Write out each record below exactly as it appears, with no pictures.

■ **Provided records**:
** start **
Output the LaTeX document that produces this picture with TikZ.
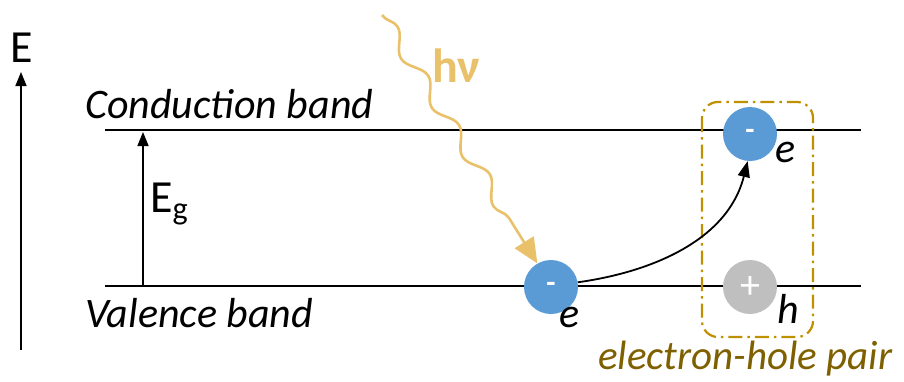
\documentclass[tikz,border=0pt]{standalone}
\usepackage{fontspec}
\setmainfont{Carlito}
\usetikzlibrary{arrows.meta,decorations.pathmorphing}
\definecolor{photon}{RGB}{233,193,107}
\definecolor{eblue}{RGB}{91,155,213}
\definecolor{hgray}{RGB}{191,191,191}
\definecolor{boxgold}{RGB}{191,144,0}
\definecolor{labolive}{RGB}{127,96,0}
\tikzset{
  band/.style={line width=2pt},
  carrier/.style={circle,minimum size=54pt,inner sep=0pt,text=white},
  lab/.style={anchor=base west,inner sep=0pt,font=\fontsize{42}{44}\selectfont\itshape},
  big/.style={anchor=base west,inner sep=0pt,font=\fontsize{46}{48}\selectfont},
  uparrow/.style={line width=1.6pt,-{Triangle[length=14pt,width=11pt]}},
}
\begin{document}
\begin{tikzpicture}[x=1pt,y=-1pt]
\useasboundingbox (0,0) rectangle (904,381);
% bands
\coordinate (cbL) at (105,130); \coordinate (cbR) at (861,130);
\coordinate (vbL) at (105,286); \coordinate (vbR) at (861,286);
\draw[band] (cbL) -- (cbR);
\draw[band] (vbL) -- (vbR);
\node[lab] (cbt) at (85,118) {Conduction band};
\node[lab] (vbt) at (85,327) {Valence band};
% energy axis
\coordinate (eaxB) at (21,350); \coordinate (eaxT) at (21,72);
\draw[uparrow] (eaxB) -- (eaxT);
\node[big,anchor=base] (E) at (22,62) {E};
% gap arrow
\coordinate (egB) at (143,286); \coordinate (egT) at (143,132);
\draw[uparrow] (egB) -- (egT);
\node[big] (Eg) at (150,212) {E\textsubscript{g}};
% electron-hole pair box
\draw[boxgold,line width=2.2pt,rounded corners=16pt,dash pattern=on 14pt off 5pt on 2.5pt off 5pt] (702,102) rectangle (813,337);
\node[anchor=base west,inner sep=0pt,text=labolive,font=\fontsize{41}{44}\selectfont\itshape] (pairt) at (598,369) {electron-hole pair};
% carriers
\node[carrier,fill=eblue] (ev) at (551,287) {\fontsize{30}{30}\selectfont\bfseries -};
\node[carrier,fill=eblue] (ec) at (750,134) {\fontsize{30}{30}\selectfont\bfseries -};
\node[carrier,fill=hgray] (hv) at (750,287) {\fontsize{40}{40}\selectfont +};
\node[lab] (evl) at (559,327) {e};
\node[lab] (ecl) at (775,162) {e};
\node[lab] (hvl) at (777,323) {h};
% excitation arrow
\draw[line width=1.8pt,-{Triangle[length=16pt,width=12pt]}] (ev.10) .. controls (652,272) and (728,240) .. (ec.-95);
% photon
\coordinate (phS) at (382,15);
\draw[photon,line width=2.6pt,decoration={snake,segment length=58pt,amplitude=7pt,post length=30pt},decorate,-{Triangle[length=25pt,width=22pt]}] (phS) -- (ev.120);
\node[anchor=base west,inner sep=0pt,text=photon,font=\fontsize{48}{50}\selectfont\bfseries] (hnu) at (432,82) {hν};
\end{tikzpicture}
\end{document}
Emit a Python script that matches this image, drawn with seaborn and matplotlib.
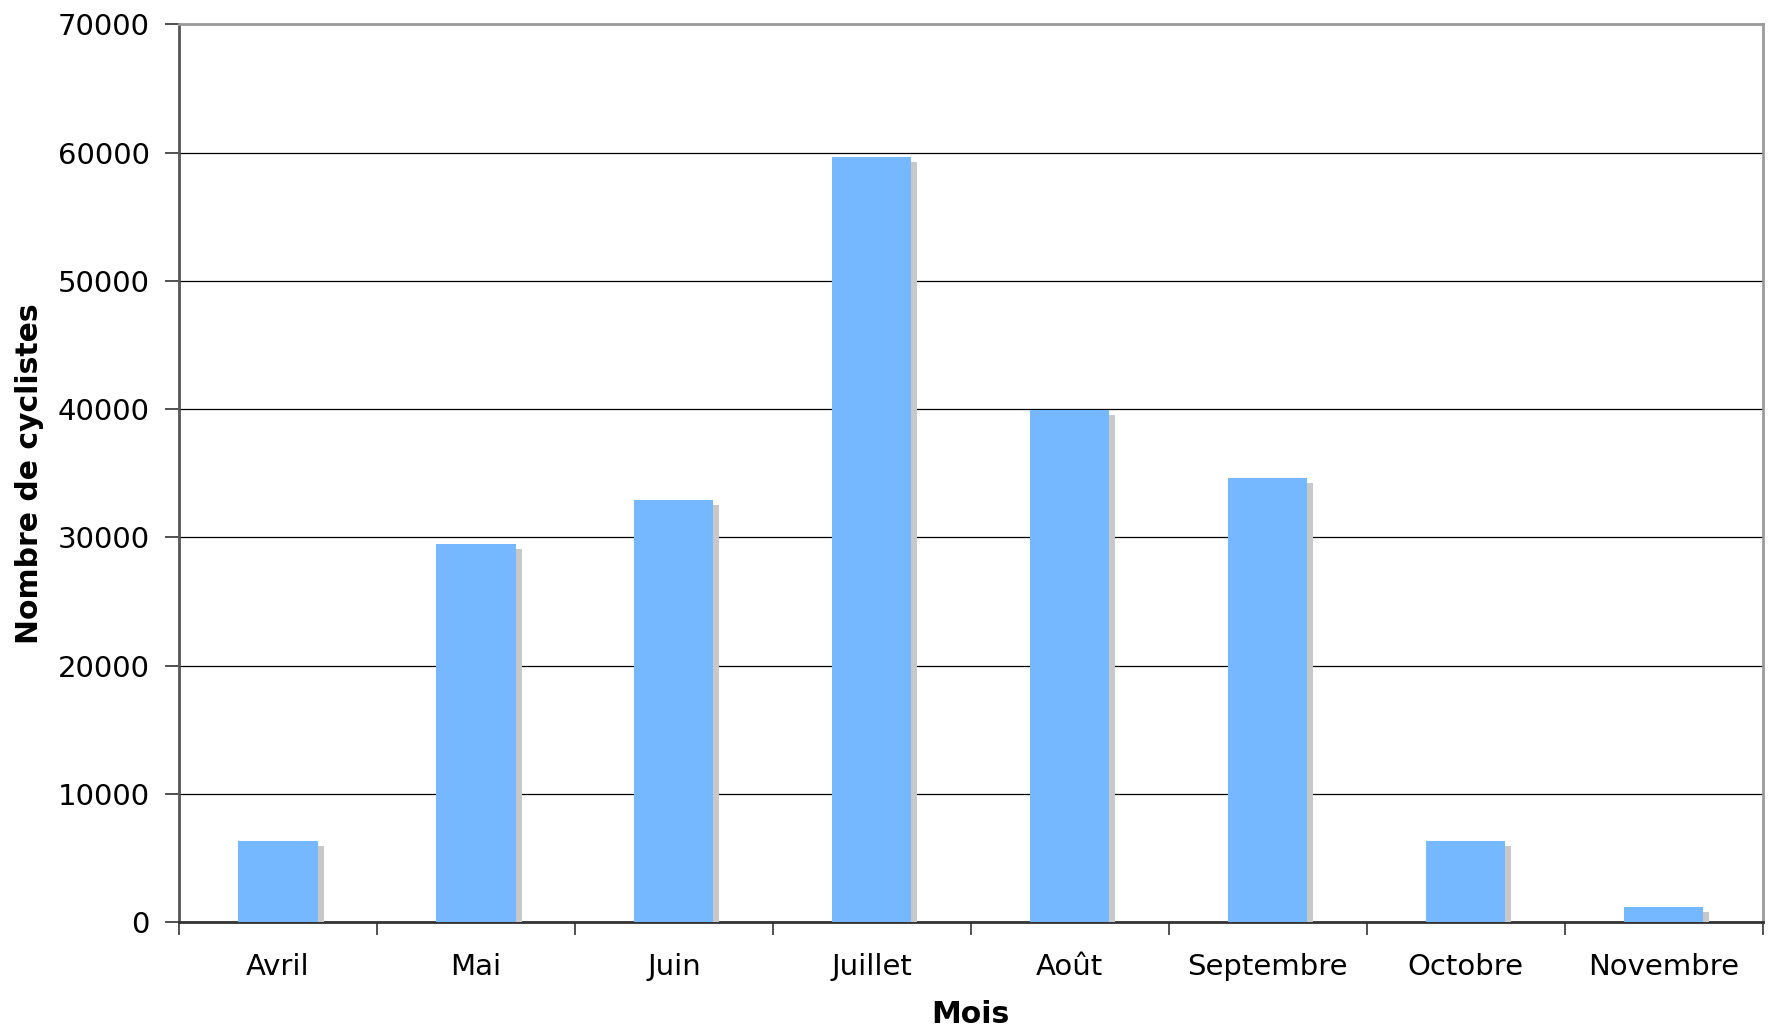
** end **
■ **The completed task**:
Output the LaTeX document that produces this picture with TikZ.
\documentclass[tikz,border=0pt]{standalone}
\usepackage{fontspec}
\setmainfont{Carlito}
\usetikzlibrary{arrows.meta,decorations.pathmorphing}
\definecolor{photon}{RGB}{233,193,107}
\definecolor{eblue}{RGB}{91,155,213}
\definecolor{hgray}{RGB}{191,191,191}
\definecolor{boxgold}{RGB}{191,144,0}
\definecolor{labolive}{RGB}{127,96,0}
\tikzset{
  band/.style={line width=2pt},
  carrier/.style={circle,minimum size=54pt,inner sep=0pt,text=white},
  lab/.style={anchor=base west,inner sep=0pt,font=\fontsize{42}{44}\selectfont\itshape},
  big/.style={anchor=base west,inner sep=0pt,font=\fontsize{46}{48}\selectfont},
  uparrow/.style={line width=1.6pt,-{Triangle[length=14pt,width=11pt]}},
}
\begin{document}
\begin{tikzpicture}[x=1pt,y=-1pt]
\useasboundingbox (0,0) rectangle (904,381);
% bands
\coordinate (cbL) at (105,130); \coordinate (cbR) at (861,130);
\coordinate (vbL) at (105,286); \coordinate (vbR) at (861,286);
\draw[band] (cbL) -- (cbR);
\draw[band] (vbL) -- (vbR);
\node[lab] (cbt) at (85,118) {Conduction band};
\node[lab] (vbt) at (85,327) {Valence band};
% energy axis
\coordinate (eaxB) at (21,350); \coordinate (eaxT) at (21,72);
\draw[uparrow] (eaxB) -- (eaxT);
\node[big,anchor=base] (E) at (22,62) {E};
% gap arrow
\coordinate (egB) at (143,286); \coordinate (egT) at (143,132);
\draw[uparrow] (egB) -- (egT);
\node[big] (Eg) at (150,212) {E\textsubscript{g}};
% electron-hole pair box
\draw[boxgold,line width=2.2pt,rounded corners=16pt,dash pattern=on 14pt off 5pt on 2.5pt off 5pt] (702,102) rectangle (813,337);
\node[anchor=base west,inner sep=0pt,text=labolive,font=\fontsize{41}{44}\selectfont\itshape] (pairt) at (598,369) {electron-hole pair};
% carriers
\node[carrier,fill=eblue] (ev) at (551,287) {\fontsize{30}{30}\selectfont\bfseries -};
\node[carrier,fill=eblue] (ec) at (750,134) {\fontsize{30}{30}\selectfont\bfseries -};
\node[carrier,fill=hgray] (hv) at (750,287) {\fontsize{40}{40}\selectfont +};
\node[lab] (evl) at (559,327) {e};
\node[lab] (ecl) at (775,162) {e};
\node[lab] (hvl) at (777,323) {h};
% excitation arrow
\draw[line width=1.8pt,-{Triangle[length=16pt,width=12pt]}] (ev.10) .. controls (652,272) and (728,240) .. (ec.-95);
% photon
\coordinate (phS) at (382,15);
\draw[photon,line width=2.6pt,decoration={snake,segment length=58pt,amplitude=7pt,post length=30pt},decorate,-{Triangle[length=25pt,width=22pt]}] (phS) -- (ev.120);
\node[anchor=base west,inner sep=0pt,text=photon,font=\fontsize{48}{50}\selectfont\bfseries] (hnu) at (432,82) {hν};
\end{tikzpicture}
\end{document}
Emit a Python script that matches this image, drawn with seaborn and matplotlib.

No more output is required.